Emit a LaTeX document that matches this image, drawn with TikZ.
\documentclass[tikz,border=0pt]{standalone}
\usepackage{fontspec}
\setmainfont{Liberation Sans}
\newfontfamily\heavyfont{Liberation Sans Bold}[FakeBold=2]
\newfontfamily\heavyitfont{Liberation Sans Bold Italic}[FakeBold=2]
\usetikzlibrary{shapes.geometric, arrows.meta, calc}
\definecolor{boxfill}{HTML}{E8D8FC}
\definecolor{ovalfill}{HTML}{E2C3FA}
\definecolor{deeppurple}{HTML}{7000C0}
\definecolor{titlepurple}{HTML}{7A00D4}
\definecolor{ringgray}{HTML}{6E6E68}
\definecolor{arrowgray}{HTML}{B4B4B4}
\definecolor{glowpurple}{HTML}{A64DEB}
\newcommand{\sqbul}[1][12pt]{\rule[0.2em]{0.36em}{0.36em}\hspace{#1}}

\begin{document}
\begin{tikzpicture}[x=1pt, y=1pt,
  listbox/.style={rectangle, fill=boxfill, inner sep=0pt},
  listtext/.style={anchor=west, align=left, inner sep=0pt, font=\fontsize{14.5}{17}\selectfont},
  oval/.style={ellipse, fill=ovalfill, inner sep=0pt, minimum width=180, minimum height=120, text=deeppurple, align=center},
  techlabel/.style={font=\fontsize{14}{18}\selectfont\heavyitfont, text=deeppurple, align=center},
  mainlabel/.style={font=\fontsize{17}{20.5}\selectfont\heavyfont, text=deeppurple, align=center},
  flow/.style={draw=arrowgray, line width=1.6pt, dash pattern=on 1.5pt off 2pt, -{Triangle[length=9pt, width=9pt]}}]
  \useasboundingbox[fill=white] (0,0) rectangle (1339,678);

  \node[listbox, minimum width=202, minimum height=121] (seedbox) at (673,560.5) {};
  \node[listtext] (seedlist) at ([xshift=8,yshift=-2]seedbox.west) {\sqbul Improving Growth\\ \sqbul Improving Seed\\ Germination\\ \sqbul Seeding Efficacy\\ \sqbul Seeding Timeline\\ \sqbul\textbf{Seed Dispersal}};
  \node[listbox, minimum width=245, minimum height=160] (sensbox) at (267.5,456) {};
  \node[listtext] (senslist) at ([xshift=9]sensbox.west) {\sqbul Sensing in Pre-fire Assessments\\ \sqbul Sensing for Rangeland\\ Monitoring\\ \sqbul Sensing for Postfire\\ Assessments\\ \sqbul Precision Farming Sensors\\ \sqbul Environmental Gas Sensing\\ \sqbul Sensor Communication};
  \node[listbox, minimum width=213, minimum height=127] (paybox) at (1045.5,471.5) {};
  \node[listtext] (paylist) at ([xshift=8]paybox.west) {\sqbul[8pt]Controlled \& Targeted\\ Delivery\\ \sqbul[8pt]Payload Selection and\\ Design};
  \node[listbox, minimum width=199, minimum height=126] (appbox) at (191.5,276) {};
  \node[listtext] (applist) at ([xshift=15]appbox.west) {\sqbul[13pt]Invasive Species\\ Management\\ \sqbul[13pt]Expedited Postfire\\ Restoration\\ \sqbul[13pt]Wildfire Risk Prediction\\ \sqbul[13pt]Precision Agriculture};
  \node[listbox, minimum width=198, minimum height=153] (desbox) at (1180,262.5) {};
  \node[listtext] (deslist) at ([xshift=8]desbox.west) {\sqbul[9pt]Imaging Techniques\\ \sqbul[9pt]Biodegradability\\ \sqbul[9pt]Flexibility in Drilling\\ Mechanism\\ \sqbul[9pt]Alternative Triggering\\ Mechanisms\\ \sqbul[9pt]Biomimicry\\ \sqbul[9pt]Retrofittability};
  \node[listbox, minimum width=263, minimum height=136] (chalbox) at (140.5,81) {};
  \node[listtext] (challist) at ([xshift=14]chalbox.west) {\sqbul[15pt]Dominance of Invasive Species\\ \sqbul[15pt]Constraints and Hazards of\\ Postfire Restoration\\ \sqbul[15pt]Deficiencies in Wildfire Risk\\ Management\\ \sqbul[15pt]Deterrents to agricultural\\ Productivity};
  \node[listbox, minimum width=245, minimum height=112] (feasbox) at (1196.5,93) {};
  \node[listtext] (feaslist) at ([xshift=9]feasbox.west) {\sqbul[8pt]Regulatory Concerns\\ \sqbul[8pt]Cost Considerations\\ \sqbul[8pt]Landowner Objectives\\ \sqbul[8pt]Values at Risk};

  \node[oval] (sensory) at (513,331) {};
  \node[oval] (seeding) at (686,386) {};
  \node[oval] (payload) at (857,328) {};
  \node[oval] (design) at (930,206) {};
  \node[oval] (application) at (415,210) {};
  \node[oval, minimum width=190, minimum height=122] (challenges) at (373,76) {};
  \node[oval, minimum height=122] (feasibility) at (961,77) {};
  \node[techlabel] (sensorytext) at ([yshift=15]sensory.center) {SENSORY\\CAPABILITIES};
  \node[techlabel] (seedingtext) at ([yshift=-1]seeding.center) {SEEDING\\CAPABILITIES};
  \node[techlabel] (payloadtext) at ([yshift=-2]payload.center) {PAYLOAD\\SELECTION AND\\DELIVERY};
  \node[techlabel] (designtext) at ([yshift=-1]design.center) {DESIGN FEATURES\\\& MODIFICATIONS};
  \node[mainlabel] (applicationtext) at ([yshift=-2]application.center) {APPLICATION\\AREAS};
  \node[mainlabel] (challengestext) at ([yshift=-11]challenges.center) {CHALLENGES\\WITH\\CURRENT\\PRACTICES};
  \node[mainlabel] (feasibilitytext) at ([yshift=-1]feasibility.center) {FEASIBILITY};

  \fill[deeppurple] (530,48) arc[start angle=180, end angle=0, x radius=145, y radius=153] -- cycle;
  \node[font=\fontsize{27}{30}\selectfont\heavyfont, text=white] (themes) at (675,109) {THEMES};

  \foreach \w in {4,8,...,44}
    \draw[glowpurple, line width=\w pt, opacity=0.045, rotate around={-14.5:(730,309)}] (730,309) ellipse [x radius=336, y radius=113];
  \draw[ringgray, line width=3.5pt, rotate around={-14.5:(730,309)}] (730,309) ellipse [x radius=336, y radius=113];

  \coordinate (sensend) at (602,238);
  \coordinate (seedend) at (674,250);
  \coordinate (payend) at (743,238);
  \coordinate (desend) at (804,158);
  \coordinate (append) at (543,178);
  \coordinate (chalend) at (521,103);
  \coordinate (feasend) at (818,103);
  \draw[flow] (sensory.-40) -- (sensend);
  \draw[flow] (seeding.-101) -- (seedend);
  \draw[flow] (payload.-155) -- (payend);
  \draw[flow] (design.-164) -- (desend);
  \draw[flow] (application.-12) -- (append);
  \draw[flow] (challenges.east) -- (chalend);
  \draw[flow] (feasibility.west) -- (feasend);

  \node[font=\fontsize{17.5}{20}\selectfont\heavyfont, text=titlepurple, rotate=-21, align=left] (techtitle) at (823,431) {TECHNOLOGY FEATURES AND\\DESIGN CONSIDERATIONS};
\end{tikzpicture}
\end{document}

—————

Quote the data in full, keeping each word unchanged.

* SOLUTION *
Emit a LaTeX document that matches this image, drawn with TikZ.
\documentclass[tikz,border=0pt]{standalone}
\usepackage{fontspec}
\setmainfont{Liberation Sans}
\newfontfamily\heavyfont{Liberation Sans Bold}[FakeBold=2]
\newfontfamily\heavyitfont{Liberation Sans Bold Italic}[FakeBold=2]
\usetikzlibrary{shapes.geometric, arrows.meta, calc}
\definecolor{boxfill}{HTML}{E8D8FC}
\definecolor{ovalfill}{HTML}{E2C3FA}
\definecolor{deeppurple}{HTML}{7000C0}
\definecolor{titlepurple}{HTML}{7A00D4}
\definecolor{ringgray}{HTML}{6E6E68}
\definecolor{arrowgray}{HTML}{B4B4B4}
\definecolor{glowpurple}{HTML}{A64DEB}
\newcommand{\sqbul}[1][12pt]{\rule[0.2em]{0.36em}{0.36em}\hspace{#1}}

\begin{document}
\begin{tikzpicture}[x=1pt, y=1pt,
  listbox/.style={rectangle, fill=boxfill, inner sep=0pt},
  listtext/.style={anchor=west, align=left, inner sep=0pt, font=\fontsize{14.5}{17}\selectfont},
  oval/.style={ellipse, fill=ovalfill, inner sep=0pt, minimum width=180, minimum height=120, text=deeppurple, align=center},
  techlabel/.style={font=\fontsize{14}{18}\selectfont\heavyitfont, text=deeppurple, align=center},
  mainlabel/.style={font=\fontsize{17}{20.5}\selectfont\heavyfont, text=deeppurple, align=center},
  flow/.style={draw=arrowgray, line width=1.6pt, dash pattern=on 1.5pt off 2pt, -{Triangle[length=9pt, width=9pt]}}]
  \useasboundingbox[fill=white] (0,0) rectangle (1339,678);

  \node[listbox, minimum width=202, minimum height=121] (seedbox) at (673,560.5) {};
  \node[listtext] (seedlist) at ([xshift=8,yshift=-2]seedbox.west) {\sqbul Improving Growth\\ \sqbul Improving Seed\\ Germination\\ \sqbul Seeding Efficacy\\ \sqbul Seeding Timeline\\ \sqbul\textbf{Seed Dispersal}};
  \node[listbox, minimum width=245, minimum height=160] (sensbox) at (267.5,456) {};
  \node[listtext] (senslist) at ([xshift=9]sensbox.west) {\sqbul Sensing in Pre-fire Assessments\\ \sqbul Sensing for Rangeland\\ Monitoring\\ \sqbul Sensing for Postfire\\ Assessments\\ \sqbul Precision Farming Sensors\\ \sqbul Environmental Gas Sensing\\ \sqbul Sensor Communication};
  \node[listbox, minimum width=213, minimum height=127] (paybox) at (1045.5,471.5) {};
  \node[listtext] (paylist) at ([xshift=8]paybox.west) {\sqbul[8pt]Controlled \& Targeted\\ Delivery\\ \sqbul[8pt]Payload Selection and\\ Design};
  \node[listbox, minimum width=199, minimum height=126] (appbox) at (191.5,276) {};
  \node[listtext] (applist) at ([xshift=15]appbox.west) {\sqbul[13pt]Invasive Species\\ Management\\ \sqbul[13pt]Expedited Postfire\\ Restoration\\ \sqbul[13pt]Wildfire Risk Prediction\\ \sqbul[13pt]Precision Agriculture};
  \node[listbox, minimum width=198, minimum height=153] (desbox) at (1180,262.5) {};
  \node[listtext] (deslist) at ([xshift=8]desbox.west) {\sqbul[9pt]Imaging Techniques\\ \sqbul[9pt]Biodegradability\\ \sqbul[9pt]Flexibility in Drilling\\ Mechanism\\ \sqbul[9pt]Alternative Triggering\\ Mechanisms\\ \sqbul[9pt]Biomimicry\\ \sqbul[9pt]Retrofittability};
  \node[listbox, minimum width=263, minimum height=136] (chalbox) at (140.5,81) {};
  \node[listtext] (challist) at ([xshift=14]chalbox.west) {\sqbul[15pt]Dominance of Invasive Species\\ \sqbul[15pt]Constraints and Hazards of\\ Postfire Restoration\\ \sqbul[15pt]Deficiencies in Wildfire Risk\\ Management\\ \sqbul[15pt]Deterrents to agricultural\\ Productivity};
  \node[listbox, minimum width=245, minimum height=112] (feasbox) at (1196.5,93) {};
  \node[listtext] (feaslist) at ([xshift=9]feasbox.west) {\sqbul[8pt]Regulatory Concerns\\ \sqbul[8pt]Cost Considerations\\ \sqbul[8pt]Landowner Objectives\\ \sqbul[8pt]Values at Risk};

  \node[oval] (sensory) at (513,331) {};
  \node[oval] (seeding) at (686,386) {};
  \node[oval] (payload) at (857,328) {};
  \node[oval] (design) at (930,206) {};
  \node[oval] (application) at (415,210) {};
  \node[oval, minimum width=190, minimum height=122] (challenges) at (373,76) {};
  \node[oval, minimum height=122] (feasibility) at (961,77) {};
  \node[techlabel] (sensorytext) at ([yshift=15]sensory.center) {SENSORY\\CAPABILITIES};
  \node[techlabel] (seedingtext) at ([yshift=-1]seeding.center) {SEEDING\\CAPABILITIES};
  \node[techlabel] (payloadtext) at ([yshift=-2]payload.center) {PAYLOAD\\SELECTION AND\\DELIVERY};
  \node[techlabel] (designtext) at ([yshift=-1]design.center) {DESIGN FEATURES\\\& MODIFICATIONS};
  \node[mainlabel] (applicationtext) at ([yshift=-2]application.center) {APPLICATION\\AREAS};
  \node[mainlabel] (challengestext) at ([yshift=-11]challenges.center) {CHALLENGES\\WITH\\CURRENT\\PRACTICES};
  \node[mainlabel] (feasibilitytext) at ([yshift=-1]feasibility.center) {FEASIBILITY};

  \fill[deeppurple] (530,48) arc[start angle=180, end angle=0, x radius=145, y radius=153] -- cycle;
  \node[font=\fontsize{27}{30}\selectfont\heavyfont, text=white] (themes) at (675,109) {THEMES};

  \foreach \w in {4,8,...,44}
    \draw[glowpurple, line width=\w pt, opacity=0.045, rotate around={-14.5:(730,309)}] (730,309) ellipse [x radius=336, y radius=113];
  \draw[ringgray, line width=3.5pt, rotate around={-14.5:(730,309)}] (730,309) ellipse [x radius=336, y radius=113];

  \coordinate (sensend) at (602,238);
  \coordinate (seedend) at (674,250);
  \coordinate (payend) at (743,238);
  \coordinate (desend) at (804,158);
  \coordinate (append) at (543,178);
  \coordinate (chalend) at (521,103);
  \coordinate (feasend) at (818,103);
  \draw[flow] (sensory.-40) -- (sensend);
  \draw[flow] (seeding.-101) -- (seedend);
  \draw[flow] (payload.-155) -- (payend);
  \draw[flow] (design.-164) -- (desend);
  \draw[flow] (application.-12) -- (append);
  \draw[flow] (challenges.east) -- (chalend);
  \draw[flow] (feasibility.west) -- (feasend);

  \node[font=\fontsize{17.5}{20}\selectfont\heavyfont, text=titlepurple, rotate=-21, align=left] (techtitle) at (823,431) {TECHNOLOGY FEATURES AND\\DESIGN CONSIDERATIONS};
\end{tikzpicture}
\end{document}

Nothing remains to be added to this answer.